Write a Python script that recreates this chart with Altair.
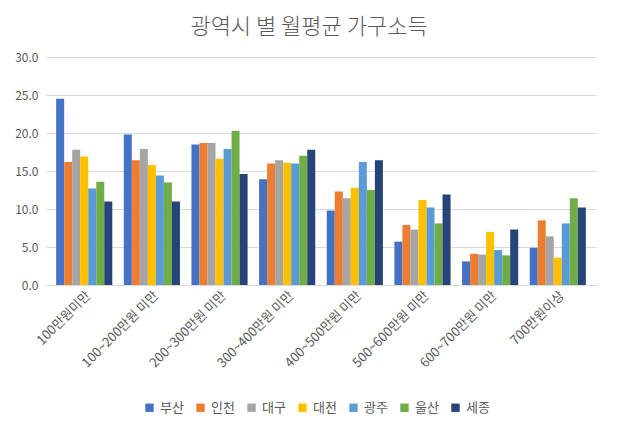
import altair as alt
import pandas as pd

categories = ["100만원미만", "100~200만원 미만", "200~300만원 미만", "300~400만원 미만",
              "400~500만원 미만", "500~600만원 미만", "600~700만원 미만", "700만원이상"]
cities = ["부산", "인천", "대구", "대전", "광주", "울산", "세종"]
colors = ["#4472C4", "#ED7D31", "#A5A5A5", "#FFC000", "#5B9BD5", "#70AD47", "#264478"]

busan = [24.5, 19.8, 18.5, 13.9, 9.8, 5.7, 3.1, 4.9]
incheon = [16.2, 16.4, 18.7, 16.0, 12.3, 7.9, 4.1, 8.5]
daegu = [17.8, 17.9, 18.7, 16.4, 11.4, 7.3, 4.0, 6.4]
daejeon = [16.9, 15.8, 16.6, 16.1, 12.8, 11.2, 7.0, 3.6]
gwangju = [12.7, 14.4, 17.9, 16.0, 16.2, 10.2, 4.6, 8.1]
ulsan = [13.6, 13.5, 20.3, 17.0, 12.5, 8.1, 3.9, 11.4]
sejong = [11.0, 11.0, 14.6, 17.8, 16.4, 11.9, 7.3, 10.2]

series = [busan, incheon, daegu, daejeon, gwangju, ulsan, sejong]
rows = []
for city, vals in zip(cities, series):
    for cat, v in zip(categories, vals):
        rows.append({"category": cat, "city": city, "value": v})
df = pd.DataFrame(rows)

font = "Noto Sans CJK KR"

chart = alt.Chart(df).mark_bar().encode(
    x=alt.X("category:N", sort=categories, title=None,
            scale=alt.Scale(paddingInner=0.17, paddingOuter=0.15),
            axis=alt.Axis(labelAngle=-45, labelFontSize=13, labelColor="#595959",
                          labelFont=font, ticks=False, domainColor="#D9D9D9",
                          labelPadding=4)),
    xOffset=alt.XOffset("city:N", sort=cities),
    y=alt.Y("value:Q", title=None,
            scale=alt.Scale(domain=[0, 30]),
            axis=alt.Axis(values=[0, 5, 10, 15, 20, 25, 30], format=".1f",
                          labelFontSize=12, labelColor="#595959", labelFont=font,
                          ticks=False, domain=False, gridColor="#D9D9D9",
                          labelPadding=8)),
    color=alt.Color("city:N", sort=cities,
                    scale=alt.Scale(domain=cities, range=colors),
                    legend=alt.Legend(title=None, orient="none", direction="horizontal",
                                      legendX=97, legendY=344,
                                      symbolType="square", symbolSize=70,
                                      labelFontSize=13, labelColor="#595959",
                                      labelFont=font, columnPadding=10,
                                      symbolStrokeWidth=0)),
).properties(
    width=550, height=228,
    title=alt.Title("광역시 별 월평균 가구소득", fontSize=22, font=font,
                    color="#595959", fontWeight=300, offset=12, dx=-12),
    padding={"left": 6, "top": 8, "right": 10, "bottom": 5},
).configure_view(stroke=None)

chart.save("out.html", embed_options={"renderer": "svg", "actions": False})
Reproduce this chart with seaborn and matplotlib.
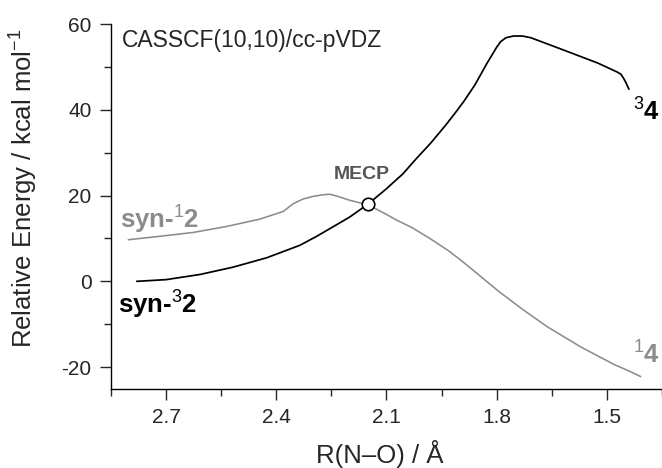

Stated problem: Copy every line of the data word for word, omitting the images.

Output of the exercise:
Write a Python script that recreates this chart with Altair.
import altair as alt
import pandas as pd

categories = ["100만원미만", "100~200만원 미만", "200~300만원 미만", "300~400만원 미만",
              "400~500만원 미만", "500~600만원 미만", "600~700만원 미만", "700만원이상"]
cities = ["부산", "인천", "대구", "대전", "광주", "울산", "세종"]
colors = ["#4472C4", "#ED7D31", "#A5A5A5", "#FFC000", "#5B9BD5", "#70AD47", "#264478"]

busan = [24.5, 19.8, 18.5, 13.9, 9.8, 5.7, 3.1, 4.9]
incheon = [16.2, 16.4, 18.7, 16.0, 12.3, 7.9, 4.1, 8.5]
daegu = [17.8, 17.9, 18.7, 16.4, 11.4, 7.3, 4.0, 6.4]
daejeon = [16.9, 15.8, 16.6, 16.1, 12.8, 11.2, 7.0, 3.6]
gwangju = [12.7, 14.4, 17.9, 16.0, 16.2, 10.2, 4.6, 8.1]
ulsan = [13.6, 13.5, 20.3, 17.0, 12.5, 8.1, 3.9, 11.4]
sejong = [11.0, 11.0, 14.6, 17.8, 16.4, 11.9, 7.3, 10.2]

series = [busan, incheon, daegu, daejeon, gwangju, ulsan, sejong]
rows = []
for city, vals in zip(cities, series):
    for cat, v in zip(categories, vals):
        rows.append({"category": cat, "city": city, "value": v})
df = pd.DataFrame(rows)

font = "Noto Sans CJK KR"

chart = alt.Chart(df).mark_bar().encode(
    x=alt.X("category:N", sort=categories, title=None,
            scale=alt.Scale(paddingInner=0.17, paddingOuter=0.15),
            axis=alt.Axis(labelAngle=-45, labelFontSize=13, labelColor="#595959",
                          labelFont=font, ticks=False, domainColor="#D9D9D9",
                          labelPadding=4)),
    xOffset=alt.XOffset("city:N", sort=cities),
    y=alt.Y("value:Q", title=None,
            scale=alt.Scale(domain=[0, 30]),
            axis=alt.Axis(values=[0, 5, 10, 15, 20, 25, 30], format=".1f",
                          labelFontSize=12, labelColor="#595959", labelFont=font,
                          ticks=False, domain=False, gridColor="#D9D9D9",
                          labelPadding=8)),
    color=alt.Color("city:N", sort=cities,
                    scale=alt.Scale(domain=cities, range=colors),
                    legend=alt.Legend(title=None, orient="none", direction="horizontal",
                                      legendX=97, legendY=344,
                                      symbolType="square", symbolSize=70,
                                      labelFontSize=13, labelColor="#595959",
                                      labelFont=font, columnPadding=10,
                                      symbolStrokeWidth=0)),
).properties(
    width=550, height=228,
    title=alt.Title("광역시 별 월평균 가구소득", fontSize=22, font=font,
                    color="#595959", fontWeight=300, offset=12, dx=-12),
    padding={"left": 6, "top": 8, "right": 10, "bottom": 5},
).configure_view(stroke=None)

chart.save("out.html", embed_options={"renderer": "svg", "actions": False})
Reproduce this chart with seaborn and matplotlib.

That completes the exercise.